The points are the actual y values, the lines connect them. You can see that, for many vases, there are big bits where there is a line but no point. That's where you chopped off a handle or something: you just drew a line. That's fine: but when I "bin" the y values, I get a string of "NA"s there; and the distance matrix function does not like that. And I am not sure how to fix it: interpolate?

How do you deal with this when estimating your distances --- or does the problem simply not arise since you're working with SRVs or whatever?

Armand1 commented 4 years ago

The answer is: use a smoother. Here is my crack at a smoother (gam, bs="cr", k=20). If k (wiggliness) is set too high you get unwanted curves in the gaps; too low you don't get the details around the lip of the vase. This seems like a reasonable compromise. Here the coloured points are the original data; the red line the smoother.

athenianwithsmoothers

Armand1 commented 4 years ago

So, I want to reduce the number of individual vases by averaging them. But which ones should we average? Clearly we need to cluster in some fashion. I focused on 93 athenian BF and RF vases. I have tried making an NJ tree, getting the bootstraps, collapsing them into clades. That kinda works, but intrinsically leaves too many singletons. I tried Gaussian mixture modelling (raw data and PCA) and that failed to give sensible clusters. I searched for a K means solution: the best k means is k=2, but there's a good solution at k=30. That's more like it. All this is based on euclidean distance and the smoothers (see above).

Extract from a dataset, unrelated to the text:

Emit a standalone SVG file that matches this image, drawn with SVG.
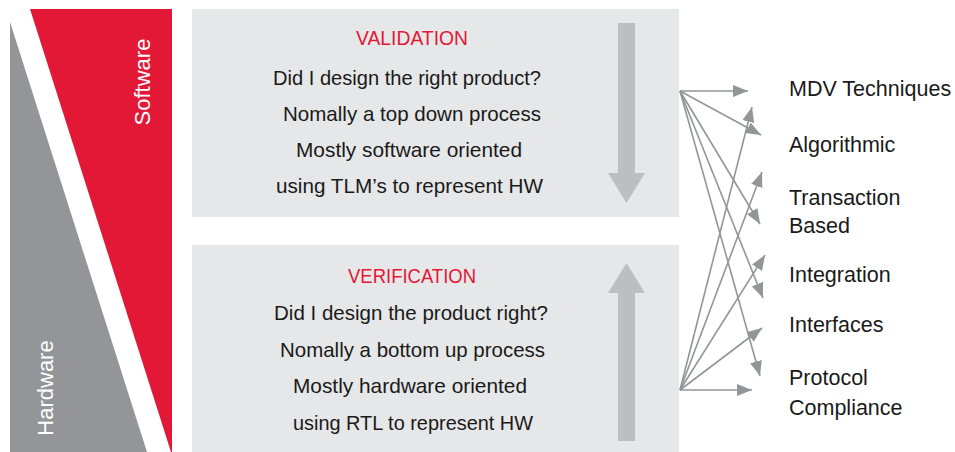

Here, I have asked whether the clusters have a single shape as determined from the metadata. The blue ones do; the orange ones don't. They work pretty well: the orange clusters nearly always suck up closely related vases (e.g., pelikes and amphoras). The kraters mostly separate nicely.

Screen Shot 2019-12-10 at 13 40 14

There's clearly room for improvement. For example, by a better distance metric or a better clustering method. I am not so sure that off-the-shelf clustering methods really are what we need.

Anyway, my idea is that ultimately we will cluster our vases by shape, then for each vase combine its cluster with its fabric and date, so that a given vase might belong to "athenian:-525:cluster7." Vases with this designation are grouped by Karcher means and those means become the unit of analysis. This should reduce the number of taxa by perhaps a third or so, maybe more.